La communication entre les autorités ne semble pas rodée non plus. Fin 2011, lors du dernier exercice autour de l'usine de retraitement d'Areva à Beaumont-Hague (Manche), qui concentre le plus de matière radioactive en Europe, la préfecture a mis 40 minutes pour parvenir à se connecter en audioconférence avec Areva et l'ASN. Les codes téléphoniques n'étaient pas les bons.
«Nombre d'exercices demandent à la population de rester chez elle et de laisser les enfants à l'école. Mais des alertes déclenchées par erreur ont montré que quand les gens pensent que c'est un véritable accident, ils se précipitent à l'école pour prendre leurs enfants et s'en aller», témoigne Alexis Calafat, qui préside l'association des maires de communes où se trouvent des sites nucléaires.
A Gravelines, en 2011, on a testé l'évacuation. Résultat: un «ballet incessant d'autobus qui se croisaient et se recroisaient au centre de Gravelines et créaient des bouchons inextricables, parce que les chauffeurs ne savaient pas où ils devaient se rendre», selon un rapport de la CLI.
A Golfech, les exercices de crise ne sont plus pratiqués que tous les cinq ans au lieu de trois ans, pour des raisons budgétaires, déplore M. Calafat.
Et dans la très nucléaire Normandie, où l'usine de la Hague est restée coupée du monde pendant deux jours en 2013 à cause de la neige avant que l'armée ne dégage la route, les élus s'interrogent sur l'accessibilité des sites.
La France a toutefois progressé depuis 20 ans, nuancent des élus.
En témoigne la création après Fukushima des Forces d'action rapide nucléaire (Farn), composées de 230 «pompiers du nucléaire». Ce dispositif unique au monde, salué par l'Agence internationale de l'énergie atomique (AIEA), est réparti sur quatre sites: Paluel, le Bugey, Civaux (Vienne) et Dampierre (Loiret).
Depuis 2011, tous les départements doivent avoir leur stock d'iode à distribuer sur tout leur territoire. Dans le Haut-Rhin, par exemple, les lieux de stockage sont multiples. En Moselle, les comprimés sont regroupés à moins de 15 minutes de la centrale de Cattenom. Dans la Manche, en revanche, ils sont près de Saint-Lô, à une heure et demie de route de Flamanville.

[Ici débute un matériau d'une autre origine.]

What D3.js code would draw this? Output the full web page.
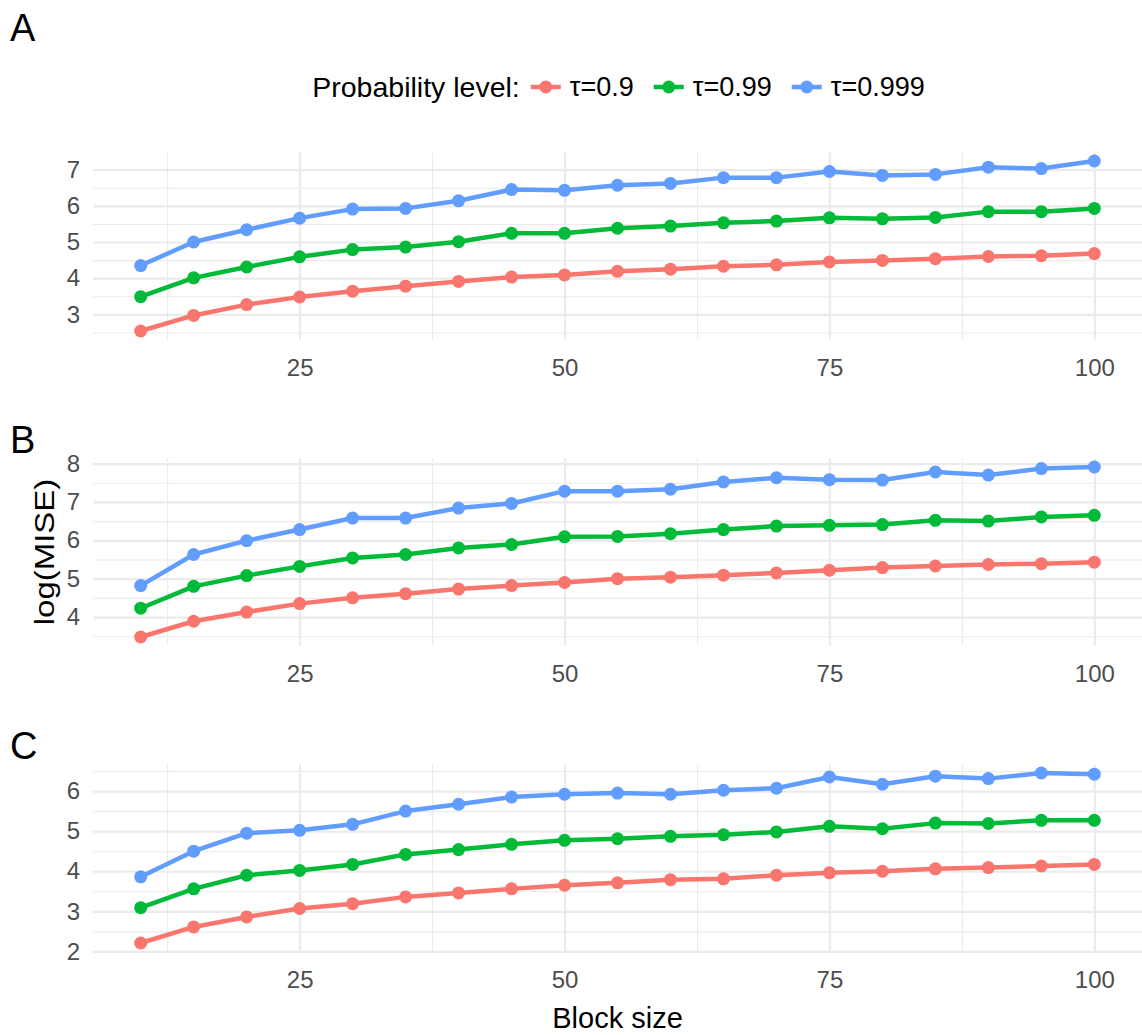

En cas d'accident, une fois les comprimés acheminés dans le canton concerné, il revient aux maires d'avoir une liste de volontaires pour les distribuer. «Les maires en sont pénalement responsables. Ils peuvent se retrouver face à un tribunal comme celui de la Faute-sur-mer», affirme Yannick Rousselet de Greenpeace France. L'ancien maire de cette commune vendéenne a été condamné en décembre à quatre ans de prison ferme pour la mort de 29 personnes lors du passage de la tempête Xynthia en 2010.
Quant à l'Assemblée nationale, elle devrait voter jeudi, sur proposition de l'UMP, la création d'un délit pénal d'intrusion dans les centrales nucléaires, passible d'un an d'emprisonnement, pour s'opposer aux actions des militants antinucléaires.